Sometime during the morning, the network tech (mostly) fixes the Internet connectivity problems. After lunch, I report to Mr. S’s French classroom. He has written a small lesson plan on the board. Easy! Of course, the kids never show. Hm, that’s hinky. So after another hour of minesweeper, I say to Ms. P [the IT teacher]:

Me: Hey, Mr. S’s kids never showed for third period.
Ms. P: Yeah, I think Ms. T [an English teacher] pulled them from class to help with her International Day project, but didn’t tell anyone.
Me: That sounds about typical.

Fourth period is a repeat of third: no kids, presumably same reason? After another half hour of minesweeper, I figure, I might as well play minesweeper in my own office. As I’m leaving Mr. S’s classroom, I run into Mr. H, the Personnel Director.

Me: Mr. S isn’t here, he’s in the curriculum meetings today.
Mr. H: Oh, yes, of course. I’m looking for his sub.
Me: I’m his sub. His sub was sick today.
Mr. H: Oh, no, I mean Ms. C [a regular sub at the school].
Me: Yes, I think she’s the sick one.
Mr. H: Oh, yes, of course. I meant Ms. M.
Me: I think she’s subbing for the science teachers.
Mr. H: Oh, yes, of course, of course.
Me: [to self] Aren’t you the fricking personnel director?

I’m honestly amazed that the kids here aren’t unlearning things they used to know.

Story Time

Mon, 02/05/2007 - 1:43am -- Paul

The kindergarteners are writing (and illustrating) stories now. Today Ms. Pruehss wrote the characters and settings for everyone’s stories on the board. It was very illuminating.

Characters Setting
Laura 7 ballerinas castle
Sima princesses, monsters castle in the clouds
Ruth 12 dancing princesses castle
Amy princess, prince castle
Da Young ghosts house
Sean lion, tiger, goat zoo
Desean ghost, my brother outside in the forest
Jeffrey fish, shark ocean
Santiago people, ghosts forest
Dong Yeon  Spiderman, Batman outside at night time

OK, first this proves why Princess Bride is, no contest, the Best. Movie. EVER. That movie has everything. OK, shrieking eels instead of sharks and the Dread Pirate Roberts instead of Batman but really, we are very close here.

Second, these are not materially different themes from those I and my classmates used in 1976. In fact, I’d bet that these exact same story elements have been used since the first appearances of Batman and Spiderman. And, discounting those two as outliers, these could very well be Kindergarten stories from 1906.
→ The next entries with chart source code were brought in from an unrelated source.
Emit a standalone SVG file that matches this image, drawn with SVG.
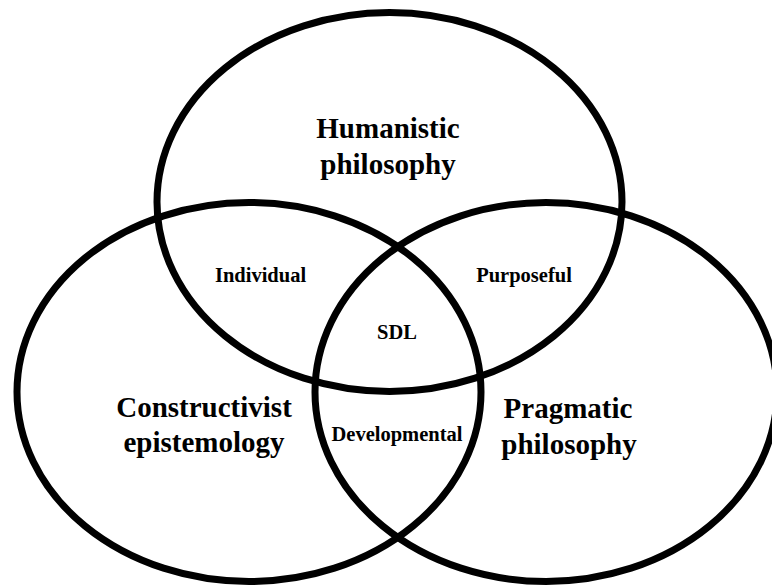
<svg xmlns="http://www.w3.org/2000/svg" width="772" height="586" viewBox="0 0 772 586">
  <style>
    .ring { fill: none; stroke: #000; stroke-width: 7; }
    .big { font-family: "Liberation Serif", "Times New Roman", serif; font-weight: bold; font-size: 29px; fill: #000; text-anchor: middle; }
    .small { font-family: "Liberation Serif", "Times New Roman", serif; font-weight: bold; font-size: 20.5px; fill: #000; text-anchor: middle; }
  </style>
  <rect width="772" height="586" fill="#fff"/>
  <g id="humanistic">
    <ellipse class="ring" cx="389.5" cy="202" rx="232.5" ry="189.5"/>
    <text class="big" x="388" y="138">Humanistic</text>
    <text class="big" x="388" y="174">philosophy</text>
  </g>
  <g id="constructivist">
    <ellipse class="ring" cx="249" cy="392" rx="232" ry="189.5"/>
    <text class="big" x="204" y="417">Constructivist</text>
    <text class="big" x="204" y="452">epistemology</text>
  </g>
  <g id="pragmatic">
    <ellipse class="ring" cx="546" cy="392" rx="231" ry="189.5"/>
    <text class="big" x="568" y="418">Pragmatic</text>
    <text class="big" x="569" y="454">philosophy</text>
  </g>
  <g id="individual">
    <text class="small" x="260.5" y="282">Individual</text>
  </g>
  <g id="purposeful">
    <text class="small" x="524" y="282">Purposeful</text>
  </g>
  <g id="sdl">
    <text class="small" x="397" y="339">SDL</text>
  </g>
  <g id="developmental">
    <text class="small" x="397" y="441">Developmental</text>
  </g>
  <g id="connectors"></g>
</svg>
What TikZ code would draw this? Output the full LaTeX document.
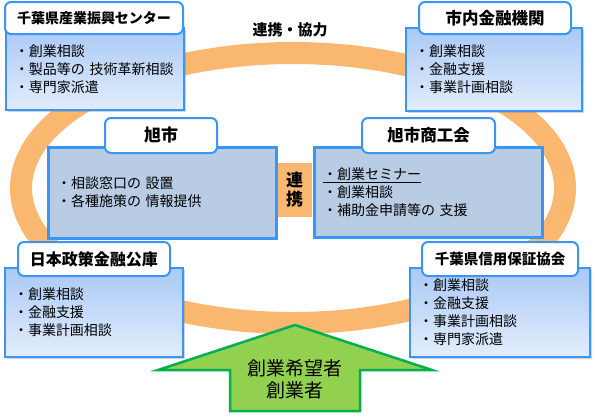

Third, anyone else notice a pattern here with regard to gender? (Girls’ names are at the top.) The girls are writing about princesses who live in castles and the boys are writing about scary creatures who live in wildernesses. There’s one exception here and she’s interesting. Da Young is not writing about princesses, but neither is her story set outdoors. In lots of ways, Da Young plays like a little boy. She almost always plays with the boys, in fact she’s sort of their ringleader. She’s the biggest computer/videogame player, and also a major proponent of blocks and construction. She usually leads the kids in Ninja-related games as well. On the other hand, she has usual pigtails and Barbie lunchbox.

I’m thinking there’s something to all that Joseph Campbell stuff.